How to set up your home page

To set up your home page, you should know HTML (Hyper Text Markup Language). Here is a Beginner's guide to HTML.

Your home page should be in (or, indeed, is) a sub-directory called www in your home directory. The directory tree under www will be the place where you store whatever documents you want to make accessible to browsers on Mosaic. When the server gets a request for ~user, it looks in the user's home directory for a subdirectory called www. If there is a file called index.html in that directory, the server displays index.html, otherwise it will make a list of all files in the www directory and display that. The index.html file is an html document that serves as an index of things in your www directory. You can have an index.html file for each sub-directory too.

To control access to the files in the www directory, you should create a file called .htaccess in the www directory. You can also have a .htaccess file in each subdirectory under www, to control access to that directory. The .htaccess file contains directives that determine who can or cannot access your files. For information on what directives to use in your .htaccess file, click here. You can also have more sophisticated authentication procedures for controlling access to your documents, such as password based authentication. For a tutorial on this, click here.

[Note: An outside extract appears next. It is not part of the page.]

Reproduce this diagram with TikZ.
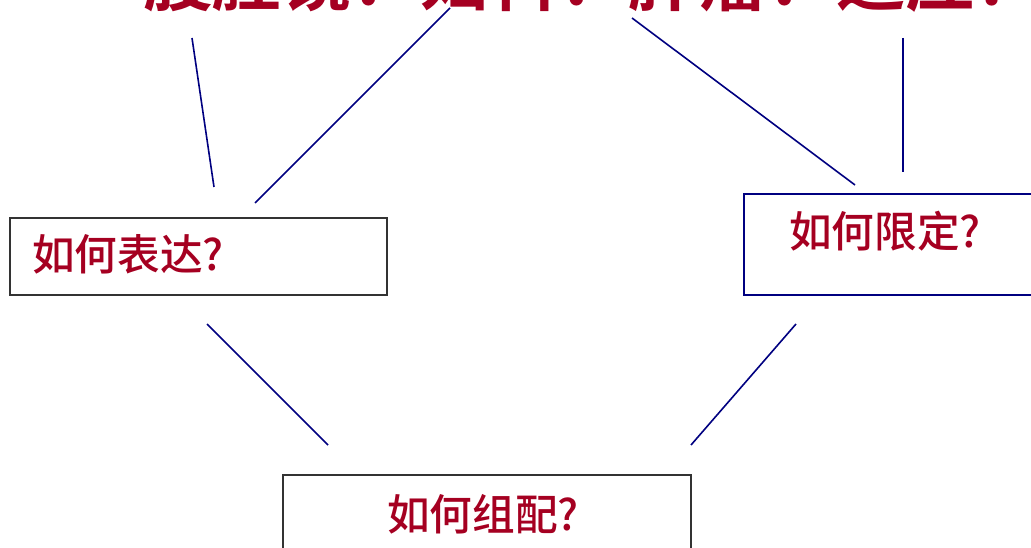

For example, to access the home page of a user called pele from Mosaic, from the Mosaic file menu, open the URL http://george.ee.washington.edu/~pele. The server george.ee.washington.edu then looks in the directory ~pele/www. It first checks the ~pele/www/.htaccess file to see if the person making the request from Mosaic is an authorised user. If so, it looks for a file called index.html, it reads that as an HTML document. Otherwise it prepares a list of all files in that directory and displays it.